Quel souvenir avez-vous, au fond de vous-mêmes, de 1990 ? La tête d’Omam ? Higuita, Milla ou les facéties de Massing et de Kana ? Je vous propose ceci : Kundé retrait à Nkono ; Kundé retrait à Nkono ; Kundé – Nkono ; Kundé – Nkono. Avec ça, victoires contre l’Argentine et contre la Roumanie. Ensuite, il y a le Turkménistan. Ce pays existait-il ? Qui le sait vraiment ? Mais on avait un Turkmène, Valeri Nepomniachi, animateur communautaire en URSS installé aux commandes des Lions par la coopération soviétique et payé par les Russes. C’est ça, 1990. Ah ! j’allais oublier : la calamiteuse CAN algérienne, sous la houlette du Turkmène. Mais de quoi se plaint-on ? On n’est pas arrivé en quart de finale de la Coupe du monde quelques mois plus tard, après tout ?
Certes, mais voilà : tout comme la drague n’est plus la même à Barcelone en 2007, le retrait au gardien de but n’est plus la recette la plus sûre du succès sur les terrains de foot. Tout le monde le sait, mais du ministre au supporter le plus obtus, au Cameroun, tout le monde cherche à recréer l’ambiance de 1990. Collectivement, nous voulons croire que les Lions n’ont jamais aussi bien fait que lorsque les conditions étaient les plus défavorables possibles. Alors, pourquoi travailler, prévoir, investir ?
Cette croyance, risible au demeurant, explique néanmoins l’inénarrable situation d’une équipe de football de renom laissée à pourrir par toute une nation et tous les fonctionnaires payés pour assurer sa survie et son épanouissement. Peu importe 1994 ou 2002, peu importe les quolibets servis à tout un peuple à la suite de la péripétie nippo-coréenne, peu importe le discrédit consécutif au trafic de billets en 1998, peu importe les insultes des Equato-Guinéens montrant à la face du monde l’état lamentable des vestiaires de notre plus grand stade, le ministre des Lions indomptables, le président de la Fécafoot et une bonne partie des Camerounais ne semblent avoir qu’une seule préoccupation : trouver un autre Nepomniachi, formuler des vœux de mauvais temps autour des Lions et, ainsi, croient-ils, retrouver l’accident de 1990.

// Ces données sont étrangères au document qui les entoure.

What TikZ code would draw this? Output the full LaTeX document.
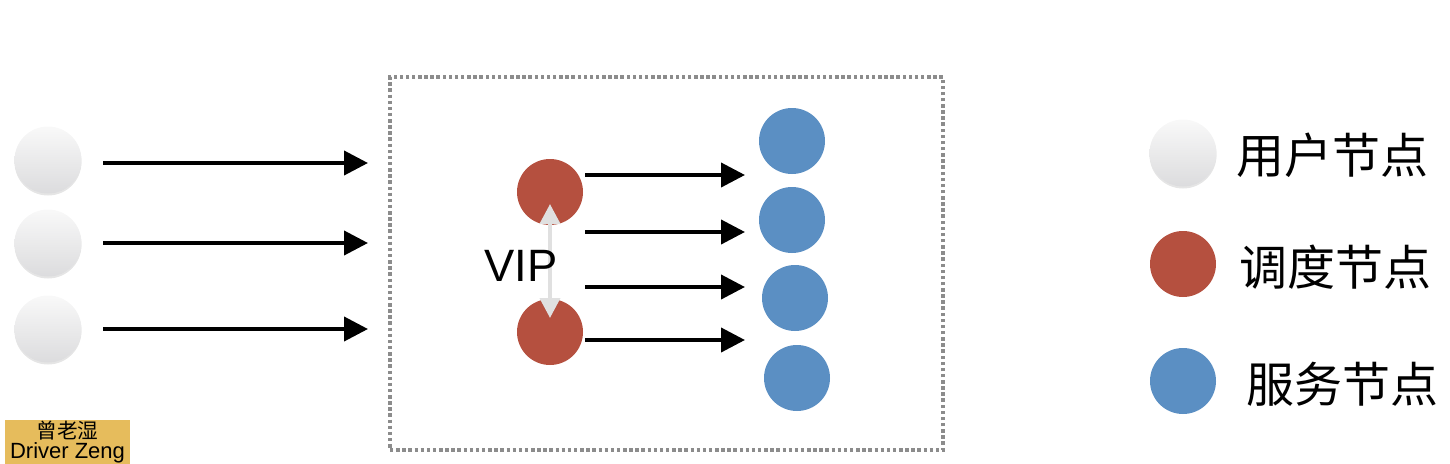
\documentclass[tikz,border=0pt]{standalone}
\usepackage{fontspec}
\setmainfont{Liberation Sans}
\newfontfamily\cjk{Noto Sans CJK SC}
\usetikzlibrary{arrows.meta,shadows,calc}
\definecolor{schred}{HTML}{B5503F}
\definecolor{srvblue}{HTML}{5B8FC3}
\definecolor{usrgray}{HTML}{E6E6E8}
\definecolor{goldbg}{HTML}{E6BC5C}
\tikzset{
  usr/.style={circle,minimum size=67pt*0.75,inner sep=0pt,top color=white!95!gray,bottom color=usrgray!90!gray,
    drop shadow={shadow xshift=0pt,shadow yshift=-1.5pt,fill=black,opacity=0.10}},
  sch/.style={circle,minimum size=66pt*0.75,inner sep=0pt,fill=schred},
  srv/.style={circle,minimum size=66pt*0.75,inner sep=0pt,fill=srvblue},
  flow/.style={line width=3pt,-{Triangle[length=18pt,width=18pt]}},
  vipline/.style={line width=3pt,draw=black!12,{Triangle[length=15pt,width=15pt]}-{Triangle[length=15pt,width=15pt]}},
  legtext/.style={anchor=west,font=\cjk\fontsize{36}{40}\selectfont,inner sep=0pt},
}
\begin{document}
\begin{tikzpicture}[x=0.75pt,y=-0.75pt]
\useasboundingbox (0,0) rectangle (1450,464);
% dotted frame
\node[draw=black!45,dotted,line width=2.6pt,minimum width=553*0.75pt,minimum height=373*0.75pt,inner sep=0pt] (frame) at (666.5,263.5) {};
% user nodes
\node[usr] (u1) at (48,160) {};
\node[usr] (u2) at (48,243) {};
\node[usr] (u3) at (48,329) {};
\coordinate (e1) at (368,163);
\coordinate (e2) at (368,243);
\coordinate (e3) at (368,329);
\draw[flow] (103,163) -- (e1);
\draw[flow] (103,243) -- (e2);
\draw[flow] (103,329) -- (e3);
% scheduler nodes
\node[sch] (s1) at (550,192) {};
\node[sch] (s2) at (550,332) {};
\draw[vipline] ($(s1.center)+(0,12)$) -- ($(s2.center)+(0,-14)$);
\node[font=\fontsize{34}{38}\selectfont,inner sep=0pt] (vip) at (521,266) {VIP};
% service nodes
\node[srv] (b1) at (792,141) {};
\node[srv] (b2) at (792,220) {};
\node[srv] (b3) at (795,298) {};
\node[srv] (b4) at (797,378) {};
\draw[flow] (585,175) -- (745,175);
\draw[flow] (585,232) -- (745,232);
\draw[flow] (585,287) -- (745,287);
\draw[flow] (585,340) -- (745,340);
% legend
\node[usr] (l1) at (1183,153) {};
\node[sch] (l2) at (1183,264) {};
\node[srv] (l3) at (1183,381) {};
\node[legtext] (t1) at (1236,155) {用户节点};
\node[legtext] (t2) at (1239,267) {调度节点};
\node[legtext] (t3) at (1246,384) {服务节点};
% watermark
\node[fill=goldbg,minimum width=125*0.75pt,minimum height=44*0.75pt,inner sep=0pt] (wm) at (67.5,442) {};
\node[font=\cjk\fontsize{15.5}{16}\selectfont,inner sep=0pt] (wm1) at (67.5,431) {曾老湿};
\node[font=\fontsize{16.5}{17}\selectfont,inner sep=0pt] (wm2) at (67.5,453) {Driver Zeng};
\end{tikzpicture}
\end{document}
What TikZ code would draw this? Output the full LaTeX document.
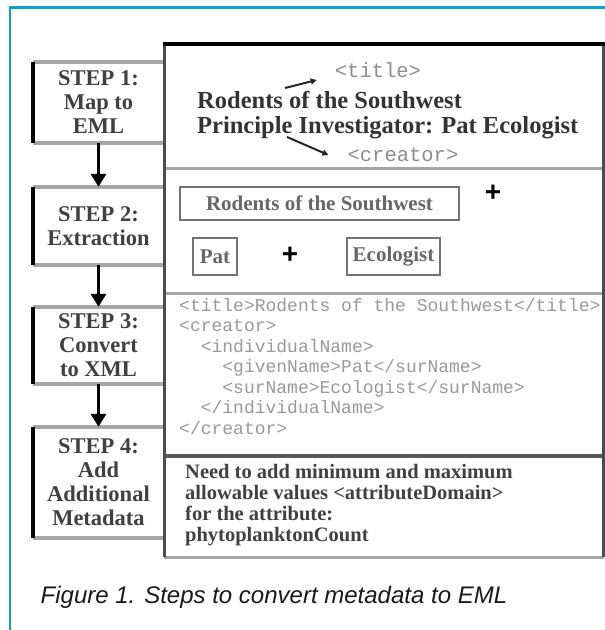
\documentclass[tikz,border=0pt]{standalone}
\usepackage{fontspec}
\setmainfont{Liberation Serif}
\setsansfont{Liberation Sans}
\setmonofont{Liberation Mono}
\usetikzlibrary{arrows.meta,positioning}
\definecolor{framecyan}{RGB}{10,160,204}
\begin{document}
\begin{tikzpicture}[x=1pt,y=-1pt,
	stepbox/.style={minimum width=131pt,inner sep=0pt,align=center,text=black!75,font=\bfseries\fontsize{22.5}{24}\selectfont},
	steparrow/.style={line width=3.5pt,-{Triangle[width=15pt,length=13pt]}},
	edgegray/.style={black!35,line width=3.5pt},
	edgeblack/.style={black,line width=4pt},
	tagtext/.style={inner sep=2pt,text=black!45,font=\ttfamily\fontsize{20.5}{24}\selectfont},
	tagarrow/.style={black!85,line width=2pt,-{Triangle[width=6pt,length=6pt]}},
	recordtext/.style={inner sep=0pt,align=left,text=black!80,font=\bfseries\fontsize{24.5}{25}\selectfont},
	fieldbox/.style={draw=black!55,line width=2.5pt,inner sep=0pt,text=black!60,font=\bfseries\fontsize{21}{24}\selectfont},
	plus/.style={inner sep=0pt,font=\sffamily\bfseries\fontsize{28}{28}\selectfont},
	xmltext/.style={inner sep=0pt,align=left,text=black!40,font=\ttfamily\fontsize{18}{20.5}\selectfont},
	notetext/.style={inner sep=0pt,align=left,text=black!75,font=\bfseries\fontsize{20.5}{20.7}\selectfont}]
	\useasboundingbox (0,0) rectangle (605,630);
	\draw[framecyan,line width=2.8pt] (10,630) -- (10,7.5) -- (605,7.5);

	\node[stepbox,minimum height=81pt] (s1) at (98.5,102.5) {STEP 1:\\Map to\\EML};
	\node[stepbox,minimum height=78pt] (s2) at (98.5,226) {STEP 2:\\Extraction};
	\node[stepbox,minimum height=77pt] (s3) at (98.5,345.5) {STEP 3:\\Convert\\to XML};
	\node[stepbox,minimum height=111pt] (s4) at (98.5,482.5) {STEP 4:\\Add\\Additional\\Metadata};
	\foreach \s in {s1,s2,s3,s4}{
		\draw[edgegray] (\s.north west) -- (\s.north east) (\s.south west) -- (\s.south east);
		\draw[edgeblack] (\s.north west) -- (\s.south west);
	}
	\draw[steparrow] (s1.south) -- (s2.north);
	\draw[steparrow] (s2.south) -- (s3.north);
	\draw[steparrow] (s3.south) -- (s4.north);

	\draw[black!35,line width=3pt] (164,168) -- (604,168) (164,293) -- (604,293) (164,557) -- (604,557);
	\draw[black!65,line width=3.5pt] (164,456) -- (604,456);
	\draw[black!70,line width=3pt] (164,43) -- (164,557) (603.5,43) -- (603.5,557);
	\draw[black,line width=4pt] (162.5,44) -- (605,44);

	\node[tagtext] (titletag) at (378,70) {<title>};
	\node[tagtext] (creatortag) at (403,155) {<creator>};
	\node[recordtext,anchor=base west] (record) at (197,133) {Rodents of the Southwest\\Principle Investigator: Pat Ecologist};
	\coordinate (titlefoot) at (285,88);
	\coordinate (creatorfoot) at (287,137);
	\draw[tagarrow] (titlefoot) -- ([xshift=-16pt,yshift=-10pt]titletag.west);
	\draw[tagarrow] (creatorfoot) -- ([xshift=-17pt]creatortag.west);

	\node[fieldbox,minimum width=279pt,minimum height=33pt] (titlefield) at (319.5,203.5) {Rodents of the Southwest};
	\node[plus] (plusa) at (493,193) {+};
	\node[fieldbox,minimum width=44pt,minimum height=37pt] (givenfield) at (215,256.5) {Pat};
	\node[plus] (plusb) at (290,255) {+};
	\node[fieldbox,minimum width=93pt,minimum height=37pt] (surfield) at (393.5,256.5) {Ecologist};

	\node[xmltext,anchor=base west] (xml) at (179,434) {<title>Rodents of the Southwest</title>\\<creator>\\\hspace*{1.2em}<individualName>\\\hspace*{2.4em}<givenName>Pat</surName>\\\hspace*{2.4em}<surName>Ecologist</surName>\\\hspace*{1.2em}</individualName>\\</creator>};

	\node[notetext,anchor=base west] (note) at (185,541) {Need to add minimum and maximum\\allowable values <attributeDomain>\\for the attribute:\\phytoplanktonCount};

	\node[anchor=base west,inner sep=0pt,text=black!90,font=\sffamily\itshape\fontsize{24}{28}\selectfont] (caption) at (40.5,603) {Figure 1. Steps to convert metadata to EML};
\end{tikzpicture}
\end{document}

Je retiens deux choses, que je vais vous asséner sans doute par dépit et un peu pour marquer ma lassitude. En premier lieu, Augustin Edjoa, le patron du football au Cameroun – parce que, contrairement à ce que l’on a tendance à penser, le football étant un sport amateur au Cameroun, c’est l’autorité publique qui en est responsable en dernier ressort – ne sera sans doute pas le ministre des sports le plus lamentable qu’on aura connu, mais il sera le plus transparent. Rien ne laisse croire qu’il a la moindre idée de solution, rien ne laisse croire qu’il a envie de faire quoi que ce soit, rien ne permet de penser qu’il prend les choses en main. Il ne fera rien, de peur de faire quelque chose, justement.
Ensuite, Jules Nyongha. Il a toujours été là ; surtout en 1990. Humilié, diminué, mais tenace. Il n’a pas besoin d’être payé ou même d’avoir un contrat. Il donne une certaine noblesse à l’incurie ; il a une ambition de minus qui plaît à ceux qui nous comparent à la Guinée Équatoriale et au Rwanda. Il sera encore là. Il y a donc une chance qu’un autre accident heureux survienne au Ghana.